### PROVIDED RECORDS

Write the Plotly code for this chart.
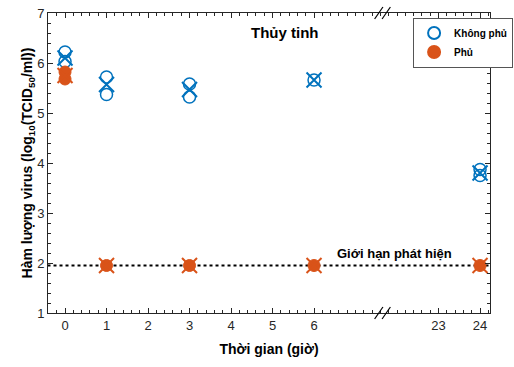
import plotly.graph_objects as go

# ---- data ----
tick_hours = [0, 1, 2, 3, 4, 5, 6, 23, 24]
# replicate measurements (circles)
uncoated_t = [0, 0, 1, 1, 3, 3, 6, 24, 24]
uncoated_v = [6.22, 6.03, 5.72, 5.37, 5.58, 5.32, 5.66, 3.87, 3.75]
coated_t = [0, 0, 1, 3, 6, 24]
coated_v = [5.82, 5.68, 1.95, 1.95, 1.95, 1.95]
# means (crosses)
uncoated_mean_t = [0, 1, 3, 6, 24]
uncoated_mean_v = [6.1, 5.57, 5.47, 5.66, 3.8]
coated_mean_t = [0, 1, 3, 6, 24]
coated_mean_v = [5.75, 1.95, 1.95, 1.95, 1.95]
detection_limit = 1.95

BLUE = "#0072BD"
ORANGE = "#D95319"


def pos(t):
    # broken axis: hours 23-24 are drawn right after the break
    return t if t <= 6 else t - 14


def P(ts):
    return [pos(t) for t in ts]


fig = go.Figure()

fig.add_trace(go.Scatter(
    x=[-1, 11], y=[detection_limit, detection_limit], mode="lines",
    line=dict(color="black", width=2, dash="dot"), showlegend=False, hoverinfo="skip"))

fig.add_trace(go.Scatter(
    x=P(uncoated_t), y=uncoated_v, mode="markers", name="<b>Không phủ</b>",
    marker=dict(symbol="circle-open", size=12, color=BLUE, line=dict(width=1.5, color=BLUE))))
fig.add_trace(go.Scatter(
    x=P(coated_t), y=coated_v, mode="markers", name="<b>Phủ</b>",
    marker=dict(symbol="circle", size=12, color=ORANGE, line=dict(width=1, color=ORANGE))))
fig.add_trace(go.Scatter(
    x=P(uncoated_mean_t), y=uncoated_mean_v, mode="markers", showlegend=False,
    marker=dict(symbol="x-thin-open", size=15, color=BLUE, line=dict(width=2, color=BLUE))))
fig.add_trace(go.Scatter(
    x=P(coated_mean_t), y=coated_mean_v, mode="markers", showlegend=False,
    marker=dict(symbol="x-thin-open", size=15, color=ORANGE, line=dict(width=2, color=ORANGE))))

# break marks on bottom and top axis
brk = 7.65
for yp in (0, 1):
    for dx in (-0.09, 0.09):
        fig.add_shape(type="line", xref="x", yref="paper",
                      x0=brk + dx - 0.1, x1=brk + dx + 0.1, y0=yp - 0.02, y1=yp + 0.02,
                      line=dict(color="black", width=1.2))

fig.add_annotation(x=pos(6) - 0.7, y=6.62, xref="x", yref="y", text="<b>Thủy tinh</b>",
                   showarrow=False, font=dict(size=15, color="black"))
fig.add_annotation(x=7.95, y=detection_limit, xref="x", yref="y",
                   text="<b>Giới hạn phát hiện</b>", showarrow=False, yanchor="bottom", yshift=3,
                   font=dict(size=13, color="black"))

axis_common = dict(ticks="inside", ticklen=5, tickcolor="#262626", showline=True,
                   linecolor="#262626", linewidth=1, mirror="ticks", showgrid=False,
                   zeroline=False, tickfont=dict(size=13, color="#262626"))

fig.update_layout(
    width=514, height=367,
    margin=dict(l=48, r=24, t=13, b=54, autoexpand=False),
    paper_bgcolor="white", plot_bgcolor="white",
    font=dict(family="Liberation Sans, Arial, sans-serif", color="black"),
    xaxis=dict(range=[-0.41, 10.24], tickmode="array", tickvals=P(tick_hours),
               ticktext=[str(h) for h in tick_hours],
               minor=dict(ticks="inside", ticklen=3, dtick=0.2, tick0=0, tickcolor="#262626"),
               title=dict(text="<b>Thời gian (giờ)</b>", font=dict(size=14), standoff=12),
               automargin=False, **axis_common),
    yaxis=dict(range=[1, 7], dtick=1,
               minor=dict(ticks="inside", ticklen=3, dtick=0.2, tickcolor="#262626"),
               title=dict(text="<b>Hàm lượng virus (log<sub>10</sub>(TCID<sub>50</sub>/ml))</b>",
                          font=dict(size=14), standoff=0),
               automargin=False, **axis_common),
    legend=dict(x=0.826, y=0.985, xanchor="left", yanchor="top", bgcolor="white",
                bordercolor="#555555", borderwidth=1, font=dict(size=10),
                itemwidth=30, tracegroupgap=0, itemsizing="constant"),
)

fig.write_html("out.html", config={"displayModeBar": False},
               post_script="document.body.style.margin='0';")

######
### PROVIDED RECORDS

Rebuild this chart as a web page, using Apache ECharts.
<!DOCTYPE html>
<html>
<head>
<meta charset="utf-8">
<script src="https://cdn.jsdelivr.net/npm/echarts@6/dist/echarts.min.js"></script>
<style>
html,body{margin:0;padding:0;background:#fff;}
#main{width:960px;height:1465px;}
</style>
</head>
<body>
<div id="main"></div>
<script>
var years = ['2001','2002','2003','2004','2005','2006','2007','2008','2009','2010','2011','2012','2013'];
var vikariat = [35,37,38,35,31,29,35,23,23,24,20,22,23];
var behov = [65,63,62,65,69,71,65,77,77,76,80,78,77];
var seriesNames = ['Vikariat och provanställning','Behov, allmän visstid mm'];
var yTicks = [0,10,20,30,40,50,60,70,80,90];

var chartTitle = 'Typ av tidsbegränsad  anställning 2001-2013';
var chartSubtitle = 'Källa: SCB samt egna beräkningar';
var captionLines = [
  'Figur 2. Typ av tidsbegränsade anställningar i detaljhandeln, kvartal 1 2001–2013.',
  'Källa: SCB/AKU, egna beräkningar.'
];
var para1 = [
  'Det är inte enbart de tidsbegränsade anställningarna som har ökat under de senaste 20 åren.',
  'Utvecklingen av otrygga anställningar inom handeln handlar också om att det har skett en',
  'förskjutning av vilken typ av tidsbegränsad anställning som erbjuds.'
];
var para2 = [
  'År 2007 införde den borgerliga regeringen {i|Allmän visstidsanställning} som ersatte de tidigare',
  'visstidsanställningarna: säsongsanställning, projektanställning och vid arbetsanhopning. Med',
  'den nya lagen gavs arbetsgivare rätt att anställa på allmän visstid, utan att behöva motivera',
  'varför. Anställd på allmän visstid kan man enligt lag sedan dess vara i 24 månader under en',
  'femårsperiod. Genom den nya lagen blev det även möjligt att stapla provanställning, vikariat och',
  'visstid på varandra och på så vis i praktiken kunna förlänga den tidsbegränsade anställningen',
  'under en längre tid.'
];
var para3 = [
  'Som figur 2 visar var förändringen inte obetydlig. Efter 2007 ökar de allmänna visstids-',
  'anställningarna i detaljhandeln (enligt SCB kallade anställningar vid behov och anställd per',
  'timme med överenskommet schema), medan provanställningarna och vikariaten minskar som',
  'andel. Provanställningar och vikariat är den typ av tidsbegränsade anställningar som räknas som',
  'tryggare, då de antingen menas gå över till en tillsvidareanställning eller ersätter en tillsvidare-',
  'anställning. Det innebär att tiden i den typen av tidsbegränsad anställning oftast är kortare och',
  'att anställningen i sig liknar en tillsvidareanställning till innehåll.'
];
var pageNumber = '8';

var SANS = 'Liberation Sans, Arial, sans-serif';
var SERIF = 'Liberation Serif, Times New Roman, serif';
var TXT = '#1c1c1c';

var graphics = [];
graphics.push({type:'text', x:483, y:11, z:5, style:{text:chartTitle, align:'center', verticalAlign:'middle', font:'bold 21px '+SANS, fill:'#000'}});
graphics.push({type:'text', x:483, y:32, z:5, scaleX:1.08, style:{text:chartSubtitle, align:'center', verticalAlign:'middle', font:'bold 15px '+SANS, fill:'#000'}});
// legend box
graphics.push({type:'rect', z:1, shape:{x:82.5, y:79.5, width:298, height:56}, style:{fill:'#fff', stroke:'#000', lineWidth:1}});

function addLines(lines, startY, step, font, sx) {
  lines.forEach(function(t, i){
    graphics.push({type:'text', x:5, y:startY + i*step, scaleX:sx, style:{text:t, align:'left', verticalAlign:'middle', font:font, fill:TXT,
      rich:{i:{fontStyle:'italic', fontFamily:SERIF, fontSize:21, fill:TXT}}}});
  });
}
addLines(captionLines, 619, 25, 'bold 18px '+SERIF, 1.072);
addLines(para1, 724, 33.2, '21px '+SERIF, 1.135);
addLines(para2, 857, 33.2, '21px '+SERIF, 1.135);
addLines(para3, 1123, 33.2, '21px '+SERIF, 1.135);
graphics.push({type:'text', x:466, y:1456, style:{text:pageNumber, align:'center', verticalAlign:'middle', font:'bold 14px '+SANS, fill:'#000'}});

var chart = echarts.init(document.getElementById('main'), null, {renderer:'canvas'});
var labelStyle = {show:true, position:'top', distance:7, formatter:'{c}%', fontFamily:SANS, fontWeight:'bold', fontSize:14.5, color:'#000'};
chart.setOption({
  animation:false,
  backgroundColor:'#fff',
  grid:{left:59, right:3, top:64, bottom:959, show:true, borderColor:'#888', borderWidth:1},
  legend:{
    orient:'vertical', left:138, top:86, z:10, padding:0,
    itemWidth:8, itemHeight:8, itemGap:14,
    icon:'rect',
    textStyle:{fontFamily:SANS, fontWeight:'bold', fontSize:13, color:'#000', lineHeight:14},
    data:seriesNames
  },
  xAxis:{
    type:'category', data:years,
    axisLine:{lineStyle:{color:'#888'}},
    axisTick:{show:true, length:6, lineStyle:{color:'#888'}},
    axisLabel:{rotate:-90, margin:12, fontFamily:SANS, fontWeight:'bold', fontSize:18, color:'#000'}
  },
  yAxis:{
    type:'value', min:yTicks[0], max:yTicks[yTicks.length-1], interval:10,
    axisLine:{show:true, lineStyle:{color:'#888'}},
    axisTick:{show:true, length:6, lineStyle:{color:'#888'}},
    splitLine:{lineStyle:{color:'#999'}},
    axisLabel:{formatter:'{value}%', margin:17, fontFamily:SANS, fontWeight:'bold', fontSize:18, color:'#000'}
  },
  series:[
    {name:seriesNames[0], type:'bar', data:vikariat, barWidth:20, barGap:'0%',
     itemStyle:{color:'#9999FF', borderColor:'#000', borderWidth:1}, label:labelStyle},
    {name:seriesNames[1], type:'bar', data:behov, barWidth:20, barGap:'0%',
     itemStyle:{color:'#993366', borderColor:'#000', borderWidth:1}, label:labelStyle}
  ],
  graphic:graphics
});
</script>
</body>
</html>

######

With the pictures removed from your copy, retype the lines above from the one that contains "Write the Plotly code for this chart." through the one that contains "import plotly.graph_objects as go", exactly.

--- RESPONSE TO THIS EXERCISE ---
Write the Plotly code for this chart.
import plotly.graph_objects as go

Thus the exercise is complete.